= Dataset content =
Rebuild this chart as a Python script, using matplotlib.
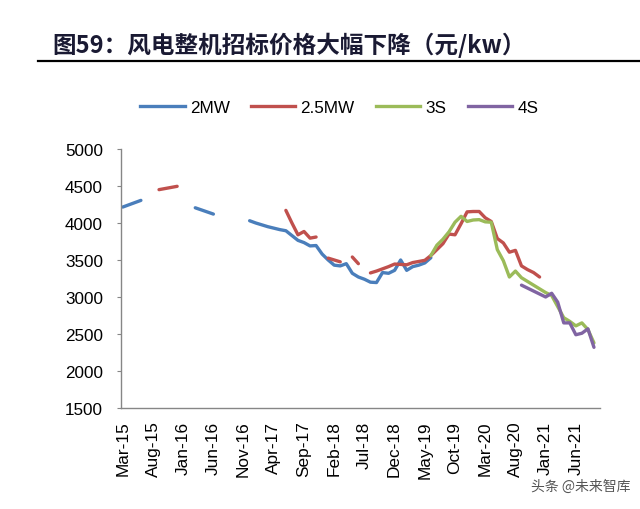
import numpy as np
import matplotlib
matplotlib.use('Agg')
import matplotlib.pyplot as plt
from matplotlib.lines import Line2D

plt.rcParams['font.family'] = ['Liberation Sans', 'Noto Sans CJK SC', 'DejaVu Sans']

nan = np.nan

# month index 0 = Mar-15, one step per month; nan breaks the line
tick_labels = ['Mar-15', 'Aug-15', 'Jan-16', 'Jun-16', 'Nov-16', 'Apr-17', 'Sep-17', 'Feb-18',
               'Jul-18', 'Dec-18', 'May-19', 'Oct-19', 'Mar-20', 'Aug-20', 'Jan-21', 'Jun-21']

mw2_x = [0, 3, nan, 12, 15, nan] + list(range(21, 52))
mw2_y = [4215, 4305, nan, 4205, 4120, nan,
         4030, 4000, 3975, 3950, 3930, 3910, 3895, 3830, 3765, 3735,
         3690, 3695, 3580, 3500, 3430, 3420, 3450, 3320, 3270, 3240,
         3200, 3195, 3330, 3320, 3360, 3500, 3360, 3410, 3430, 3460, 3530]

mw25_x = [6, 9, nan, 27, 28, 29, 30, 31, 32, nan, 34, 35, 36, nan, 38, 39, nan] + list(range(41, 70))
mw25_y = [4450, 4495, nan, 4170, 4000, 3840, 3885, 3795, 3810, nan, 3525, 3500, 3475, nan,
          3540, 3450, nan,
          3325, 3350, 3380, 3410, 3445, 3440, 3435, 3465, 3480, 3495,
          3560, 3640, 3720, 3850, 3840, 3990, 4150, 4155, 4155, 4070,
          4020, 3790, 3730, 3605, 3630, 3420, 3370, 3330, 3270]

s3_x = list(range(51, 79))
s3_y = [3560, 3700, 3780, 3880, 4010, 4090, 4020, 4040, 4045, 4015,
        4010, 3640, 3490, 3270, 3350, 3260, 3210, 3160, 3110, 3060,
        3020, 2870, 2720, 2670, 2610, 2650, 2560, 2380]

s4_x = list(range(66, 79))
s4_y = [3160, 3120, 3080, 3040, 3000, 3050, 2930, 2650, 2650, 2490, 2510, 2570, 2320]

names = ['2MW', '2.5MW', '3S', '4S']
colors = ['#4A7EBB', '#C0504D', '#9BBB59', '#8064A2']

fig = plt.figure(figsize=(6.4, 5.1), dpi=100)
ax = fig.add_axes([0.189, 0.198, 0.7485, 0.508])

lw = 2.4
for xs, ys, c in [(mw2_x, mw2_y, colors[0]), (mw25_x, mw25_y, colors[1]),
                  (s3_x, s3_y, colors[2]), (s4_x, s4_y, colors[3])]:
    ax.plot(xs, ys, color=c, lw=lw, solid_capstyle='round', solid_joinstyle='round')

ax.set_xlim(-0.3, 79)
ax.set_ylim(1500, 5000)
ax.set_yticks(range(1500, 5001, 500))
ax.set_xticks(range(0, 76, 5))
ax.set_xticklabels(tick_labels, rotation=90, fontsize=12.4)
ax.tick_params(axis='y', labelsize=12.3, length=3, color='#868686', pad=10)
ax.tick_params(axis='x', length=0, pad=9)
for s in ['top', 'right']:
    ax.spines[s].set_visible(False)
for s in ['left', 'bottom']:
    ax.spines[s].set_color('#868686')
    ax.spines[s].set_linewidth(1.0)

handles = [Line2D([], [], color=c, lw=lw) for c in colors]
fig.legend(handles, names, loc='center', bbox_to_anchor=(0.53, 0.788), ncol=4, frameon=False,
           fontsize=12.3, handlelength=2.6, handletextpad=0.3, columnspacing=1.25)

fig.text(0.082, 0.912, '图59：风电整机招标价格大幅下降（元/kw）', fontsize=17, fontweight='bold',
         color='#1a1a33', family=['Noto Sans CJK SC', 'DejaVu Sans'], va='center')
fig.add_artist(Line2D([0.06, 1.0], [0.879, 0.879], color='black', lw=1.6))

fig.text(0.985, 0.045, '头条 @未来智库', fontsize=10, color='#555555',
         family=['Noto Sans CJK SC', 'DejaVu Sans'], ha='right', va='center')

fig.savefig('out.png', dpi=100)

= Task directions =
Could the lines from the top of the material through the line with "nan = np.nan" be repeated exactly, pictures left out?

= Exercise result =
Rebuild this chart as a Python script, using matplotlib.
import numpy as np
import matplotlib
matplotlib.use('Agg')
import matplotlib.pyplot as plt
from matplotlib.lines import Line2D

plt.rcParams['font.family'] = ['Liberation Sans', 'Noto Sans CJK SC', 'DejaVu Sans']

nan = np.nan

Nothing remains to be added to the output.